One story (scene from movie/ book, can’t remember) got stuck in my head. The woman dies without learning the truth that the whole her “happiness” was a lie: really there was no loving husband, there was no happy family, there was no real friend. But she was happy while she lived, she knew here own, different truth, sort of living in a parallel reality people created for her. Is it still happiness? And why we need so much to be sure that others also know about our happiness, maybe to confirm that it is not a dream and we are actually happy?

Memory Collage

Another example. I create a different reality for my mind, how about this? As everybody else in college years, I kept diaries (both online and old style written), starting and dropping six or seven of them during 5-years period. When I read any of my writings few years later, I was very confused. I was reading the stranger’s diary, not mine. At least that was what I felt. Did I write this, really? Mostly these were abstract thoughts, but I could hardly recall even most of the events. Just a slight flash, “oh yeah, something familiar..” and after heavy thinking, a memory comes. 

So, it seems like the memory failed there (or succeeded; not everything I would be glad to remember). Therefore, I’m thinking: why not, instead of writing down bad event or analyzing bad feeling, I will make up different, opposite, a good story. Changing my own reality for future myself, so to say. Why not? For my memory, slight change of the course does not matter, the mind will still believe it.
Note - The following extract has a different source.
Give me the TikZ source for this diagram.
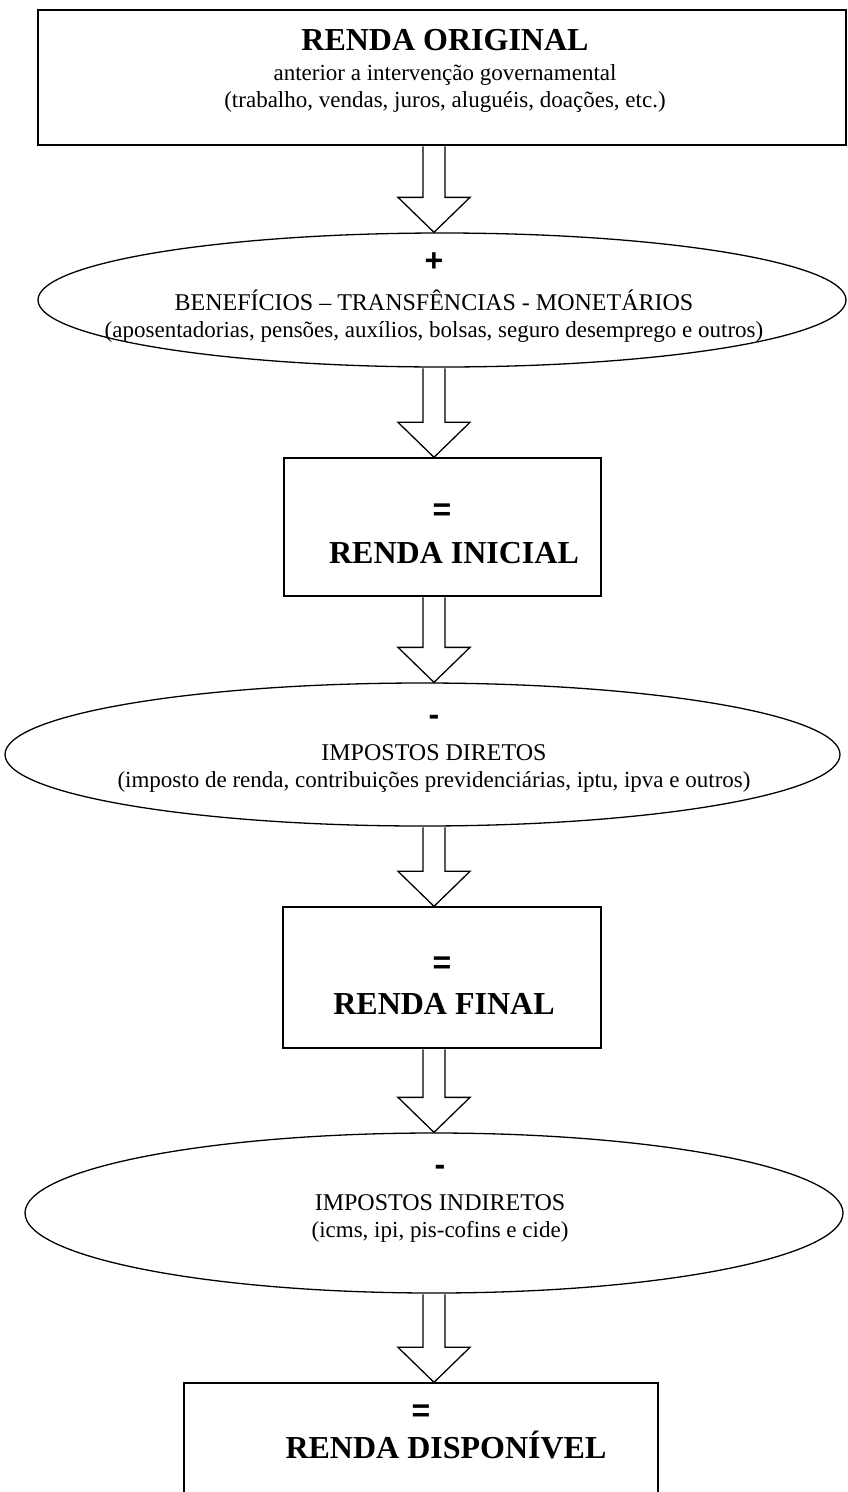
\documentclass[tikz,border=0pt]{standalone}
\usepackage{fontspec}
\setmainfont{Liberation Serif}
\newfontfamily\sinalfont{Liberation Sans}
\usetikzlibrary{shapes.geometric,calc}

% seta larga entre duas formas
\newcommand{\seta}[2]{%
  \draw[setastyle] let \p1=(#1.south -| eixo), \p2=(#2.north -| eixo) in
    (\x1-11,\y1-0.7) -- (\x1-11,\y2+35) -- (\x1-36,\y2+35) -- (\x2,\y2)
    -- (\x1+36,\y2+35) -- (\x1+11,\y2+35) -- (\x1+11,\y1-0.7);
}
\newcommand{\caps}{\fontsize{24}{27}\selectfont}

\begin{document}
\begin{tikzpicture}[x=1pt,y=1pt]
    \tikzset{
        caixastyle/.style={draw, rectangle, line width=1.4pt, inner sep=0pt},
        elipsestyle/.style={draw, ellipse, line width=1.3pt, inner sep=0pt},
        setastyle/.style={draw, fill=white, line width=1.3pt, line join=miter},
        titulostyle/.style={font=\fontsize{32}{36}\selectfont\bfseries},
        textostyle/.style={font=\fontsize{23}{27}\selectfont, align=center},
        sinalstyle/.style={font=\fontsize{32}{32}\selectfont\sinalfont\bfseries}
    }
    \useasboundingbox (0,0) rectangle (848,-1492);
    \clip (0,0) rectangle (848,-1492);
    \coordinate (eixo) at (434,0);

    % Renda original
    \node[caixastyle, minimum width=808, minimum height=135] (original) at (442,-77.5) {};
    \node[titulostyle] (tituloOriginal) at (445,-40) {RENDA ORIGINAL};
    \node[textostyle] (textoOriginal) at (445,-88)
        {anterior a intervenção governamental\\(trabalho, vendas, juros, aluguéis, doações, etc.)};

    % Beneficios
    \node[elipsestyle, minimum width=808, minimum height=134] (beneficios) at (442,-300) {};
    \node[sinalstyle] (mais) at (434,-262) {+};
    \node[textostyle] (textoBeneficios) at (434,-316.5)
        {{\caps BENEFÍCIOS – TRANSFÊNCIAS - MONETÁRIOS}\\(aposentadorias, pensões, auxílios, bolsas, seguro desemprego e outros)};

    % Renda inicial
    \node[caixastyle, minimum width=317, minimum height=138] (inicial) at (442.5,-527) {};
    \node[sinalstyle] (igualA) at (442,-512) {=};
    \node[titulostyle] (tituloInicial) at (454,-553) {RENDA INICIAL};

    % Impostos diretos
    \node[elipsestyle, minimum width=835, minimum height=143] (diretos) at (422.5,-754.5) {};
    \node[sinalstyle] (menosA) at (434,-720) {-};
    \node[textostyle] (textoDiretos) at (434,-768.5)
        {{\caps IMPOSTOS DIRETOS}\\(imposto de renda, contribuições previdenciárias, iptu, ipva e outros)};

    % Renda final
    \node[caixastyle, minimum width=318, minimum height=141] (final) at (442,-977.5) {};
    \node[sinalstyle] (igualB) at (442,-965) {=};
    \node[titulostyle] (tituloFinal) at (444,-1004) {RENDA FINAL};

    % Impostos indiretos
    \node[elipsestyle, minimum width=818, minimum height=160] (indiretos) at (434,-1213) {};
    \node[sinalstyle] (menosB) at (440,-1170) {-};
    \node[textostyle] (textoIndiretos) at (440,-1218)
        {{\caps IMPOSTOS INDIRETOS}\\(icms, ipi, pis-cofins e cide)};

    % Renda disponivel
    \node[caixastyle, minimum width=474, minimum height=160] (disponivel) at (421,-1463) {};
    \node[sinalstyle] (igualC) at (421,-1413) {=};
    \node[titulostyle] (tituloDisponivel) at (446,-1445) {RENDA DISPONÍVEL};

    % Setas
    \seta{original}{beneficios}
    \seta{beneficios}{inicial}
    \seta{inicial}{diretos}
    \seta{diretos}{final}
    \seta{final}{indiretos}
    \seta{indiretos}{disponivel}
\end{tikzpicture}
\end{document}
True, it does not work with major events, but something bit unfortunate and upsetting could be edited. Then, if I create a different reality for my memory, I will start living in it: of course not immediately, but memory can be trained and controlled in certain ways, believe me. As a result, this new reality becomes my own, eventually. Does it really matter if I change something, if it makes me happy now and makes me feeling as if I was always happy? Is it really the make-up and lying we are so worried about? Would this mean a true happiness?

So, why I am including in this post my images of butterflies. Partly I relate and reflect human memory onto the butterfly effect theory. However, to put aside mathematics, first and foremost, butterflies are symbols of lightness, time, and transformation. And the hope, at least for me. Let the memories to butterfly, so they become Butterflying Memories.

Butterflying Memories

Post Scriptum: I love the concept of “Butterflies of Memory” behind the installation project by artist Kathleen Griffin: “Collapsed and ruined building, literally shaken down by memories, releases them as seventeen giant golden butterflies carry it off into the sky.”